• [WRITTEN EXERCISE]:
The lines from the top of the material below through the line containing "plt.rcParams['font.family'] = ['Liberation" are to be printed exactly, with pictures omitted.
___ COLLECTED DATA
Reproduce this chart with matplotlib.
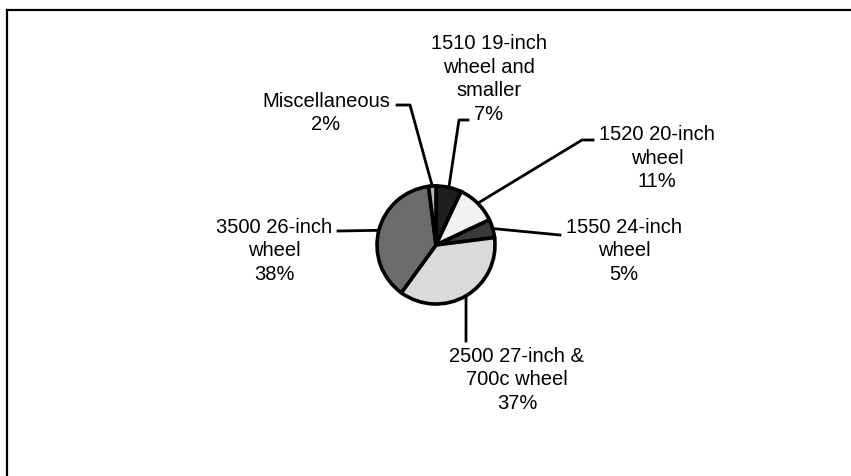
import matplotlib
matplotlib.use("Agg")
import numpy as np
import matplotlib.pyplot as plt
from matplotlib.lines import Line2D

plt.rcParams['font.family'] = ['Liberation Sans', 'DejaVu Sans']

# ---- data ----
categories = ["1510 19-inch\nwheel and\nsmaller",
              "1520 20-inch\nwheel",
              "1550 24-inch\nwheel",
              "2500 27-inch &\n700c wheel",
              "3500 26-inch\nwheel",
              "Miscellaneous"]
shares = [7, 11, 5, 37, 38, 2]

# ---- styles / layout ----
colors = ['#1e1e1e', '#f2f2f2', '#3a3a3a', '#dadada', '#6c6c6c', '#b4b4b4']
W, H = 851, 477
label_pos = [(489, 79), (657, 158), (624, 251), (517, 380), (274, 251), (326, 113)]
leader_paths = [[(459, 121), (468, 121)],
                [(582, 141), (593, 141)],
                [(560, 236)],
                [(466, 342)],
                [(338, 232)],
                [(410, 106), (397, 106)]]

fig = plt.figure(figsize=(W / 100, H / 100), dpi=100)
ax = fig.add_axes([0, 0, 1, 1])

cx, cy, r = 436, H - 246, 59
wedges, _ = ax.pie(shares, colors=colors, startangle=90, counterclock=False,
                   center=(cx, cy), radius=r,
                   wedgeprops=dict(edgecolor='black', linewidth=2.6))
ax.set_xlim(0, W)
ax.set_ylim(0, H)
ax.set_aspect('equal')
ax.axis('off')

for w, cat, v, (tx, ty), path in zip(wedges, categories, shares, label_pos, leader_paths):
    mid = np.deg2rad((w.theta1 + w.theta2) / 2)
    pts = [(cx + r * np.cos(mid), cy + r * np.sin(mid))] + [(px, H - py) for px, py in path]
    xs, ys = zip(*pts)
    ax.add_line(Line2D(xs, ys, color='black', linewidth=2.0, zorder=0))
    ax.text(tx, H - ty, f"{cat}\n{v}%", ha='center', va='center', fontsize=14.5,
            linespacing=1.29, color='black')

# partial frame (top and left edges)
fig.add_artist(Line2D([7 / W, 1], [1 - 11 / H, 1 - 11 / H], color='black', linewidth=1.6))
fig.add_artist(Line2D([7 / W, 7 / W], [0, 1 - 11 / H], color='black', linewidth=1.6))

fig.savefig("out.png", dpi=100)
______
• [RESPONSE]:
Reproduce this chart with matplotlib.
import matplotlib
matplotlib.use("Agg")
import numpy as np
import matplotlib.pyplot as plt
from matplotlib.lines import Line2D

plt.rcParams['font.family'] = ['Liberation Sans', 'DejaVu Sans']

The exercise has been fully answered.